If Vettel decides he cannot race under those terms, then what does Ferrari do? From the outside Daniel Ricciardo – out of contract at the end of the year, a proven winner with no real weakness in his game – looks the stand-out option. But it will almost certainly not be him. Ferrari will be looking for a Leclerc support, not an in-team rival. It’s not quite a number two role, because they’re allowed to race, and there will undoubtedly be opportunities to win races… but Leclerc is the number one.
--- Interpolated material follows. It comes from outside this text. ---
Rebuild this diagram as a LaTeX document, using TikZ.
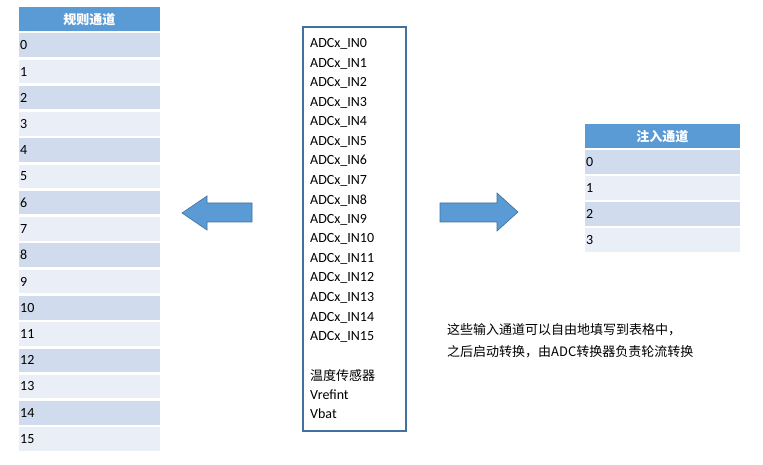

Would Carlos Sainz go there on those terms? Maybe. Not because he’d be surrendering, but because he’s yet to get a potential race-winning car and, unlike Ricciardo, needs to do so to prove his stature. A bit of late career glory for Sergio Perez? We can expect it to be one of those sorts of fits – and not the recruitment of a megastar such as Hamilton or Ricciardo – that will follow if Vettel can’t accept the hand that’s being extended.

Although Vettel remains absolutely Ferrari’s first choice for the seat, there is one other possibility – hopefully not one which comes to pass: that if the current attempts to get racing this year ultimately fail and Vettel can’t agree to the terms, he may already have driven his last race for the Scuderia.